6.1 Evaluation Metric

ROUGE Lin (2004)

is an n-gram based evaluation metric to quantify the quality of a summary relative to given references. We report results on ROUGE-1 and ROUGE-2 which basically count the uni- and bi-gram overlap. Furthermore ROUGE-L score is based on the longest common subsequence (LCS) between the given texts. ROUGE is just an indicator if a automatically generated summary is as good as a human-written reference and should be handled with caution.

6.2 Quantitative Evaluation

Before discussing the summarization results we take a look at how the LenEmb effects the model. In Figure 4 and 5 we see the output length of the model without length restrictions and the one with a desired length of 20 words. Figure 4 is about the same distribution as the input sentences. Figure 5 proofs that we are able to reduce the output length near the desired 75 characters. In fact 20 words are chosen to have the majority slightly above 75 characters to not waste word space during ROUGE evaluation. We perform another analysis to study the effect of LenEmb. We train a model with explicitly providing the information about the sentence length via LenEmb and one without this extension. This means the model has to somehow encode the length information into the latent variable to reproduce the input sentence with minimal loss. In Table 2 we see the

results of a Linear Regression (LR) trained on the latent variables of both models with the objective to predict the length of the encoded sentence. For the model without explicit length information LR can better predict the length of the encoded sentence with only looking at the latent variable. With less length information stored in the latent variable it should be easier to influence the model to produce a certain output length.

The ROUGE scores are found in Table 1. Our model is not able to beat the Prefix baseline. This however could be the effect of the VAE not being able to restore the correct input sentence. We verify this by testing a vanilla VAE model on solely reconstructing the input sentence and see that a lot of mistakes are made. One reason is the lack of attention, which can’t be used in a VAE setting, to ’copy’ rare words from the input. Our LenEmb model however is consistently better than the vanilla VAE, which shows that the reducing of output length can fit more information into the first 75 characters. If we could improve the vanilla VAE to reproduce the input sentence without making a lot mistakes and the LenEmb model maintains the performance gain over the vanilla VAE, we could beat the Prefix baseline. The grammatical quality of the generated sentences was not evaluated.

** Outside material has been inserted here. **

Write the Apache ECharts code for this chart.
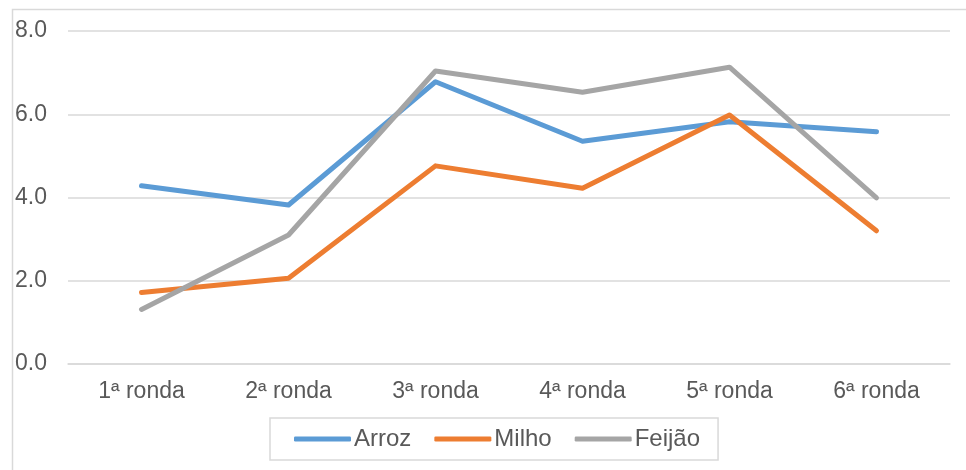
<!DOCTYPE html>
<html>
<head>
<meta charset="utf-8">
<script src="https://cdn.jsdelivr.net/npm/echarts@6/dist/echarts.min.js"></script>
<style>
html,body{margin:0;padding:0;background:#fff;}
#chart{width:966px;height:470px;}
</style>
</head>
<body>
<div id="chart"></div>
<script>
const categories = ['1ª ronda', '2ª ronda', '3ª ronda', '4ª ronda', '5ª ronda', '6ª ronda'];
const arroz  = [4.28, 3.82, 6.78, 5.35, 5.82, 5.58];
const milho  = [1.72, 2.06, 4.76, 4.22, 5.98, 3.20];
const feijao = [1.31, 3.10, 7.04, 6.53, 7.13, 3.99];
const yTicks = [0, 2, 4, 6, 8];

const chart = echarts.init(document.getElementById('chart'), null, {renderer: 'canvas'});
const font = 'Liberation Sans, Arial, sans-serif';
const lineStyle = (c) => ({color: c, width: 5, cap: 'round', join: 'round'});
chart.setOption({
  animation: false,
  backgroundColor: '#fff',
  graphic: [{
    type: 'rect', left: 10, top: 7,
    shape: {width: 970, height: 480},
    style: {fill: 'none', stroke: '#d9d9d9', lineWidth: 1.5},
    silent: true
  }],
  grid: {left: 68, right: 16, top: 31, bottom: 106},
  xAxis: {
    type: 'category', data: categories, boundaryGap: true,
    axisLine: {show: true, lineStyle: {color: '#d9d9d9', width: 1.5}},
    axisTick: {show: false},
    axisLabel: {color: '#595959', fontSize: 23, fontFamily: font, margin: 16}
  },
  yAxis: {
    type: 'value', min: yTicks[0], max: yTicks[yTicks.length - 1], interval: 2,
    axisLine: {show: false}, axisTick: {show: false},
    splitLine: {lineStyle: {color: '#d9d9d9', width: 1.5}},
    axisLabel: {color: '#595959', fontSize: 23, fontFamily: font, margin: 21,
      formatter: v => v.toFixed(1)}
  },
  legend: {
    data: ['Arroz', 'Milho', 'Feijão'],
    left: 270, top: 418,
    padding: [9, 18, 9, 24],
    borderColor: '#d9d9d9', borderWidth: 1.5,
    itemWidth: 57, itemHeight: 5, itemGap: 23,
    icon: 'roundRect',
    textStyle: {color: '#595959', fontSize: 24, fontFamily: font, padding: [0, 0, 0, -2]}
  },
  series: [
    {name: 'Arroz', type: 'line', data: arroz, showSymbol: false, symbol: 'none', lineStyle: lineStyle('#5B9BD5'), itemStyle: {color: '#5B9BD5'}},
    {name: 'Milho', type: 'line', data: milho, showSymbol: false, symbol: 'none', lineStyle: lineStyle('#ED7D31'), itemStyle: {color: '#ED7D31'}},
    {name: 'Feijão', type: 'line', data: feijao, showSymbol: false, symbol: 'none', lineStyle: lineStyle('#A5A5A5'), itemStyle: {color: '#A5A5A5'}}
  ]
});
</script>
</body>
</html>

Figure 4: Frequency of output characters without limiting the length
Figure 5: Frequency of output characters with setting desired length to 20
DUC2004 Gigaword
with LenEmb 0.41 0.54
w/o LenEmb 0.59 0.72
Table 2: Linear Regression prediction on sentences length with and w/o LenEmb

7 Conclusion

We extended a VAE with LenEmb to control the length of the produced sentences. The hypotheses that stimulating the decoder to produce shorter outputs will result in more information expressed in fewer words could be verified in a summarization experiment. However a simple baseline could not be beaten with this approach. A reason and subject to further research is how the vanilla VAE can be improved to better reconstruct the input sentence and how this influences the LenEmb extended model. A Linear Regression experiment demonstrated that the length of the input sentence is encoded in the latent variable. All in all this is a reasonable approach to construct a unsupervised abstractive sentence summarization model and worth further investigation.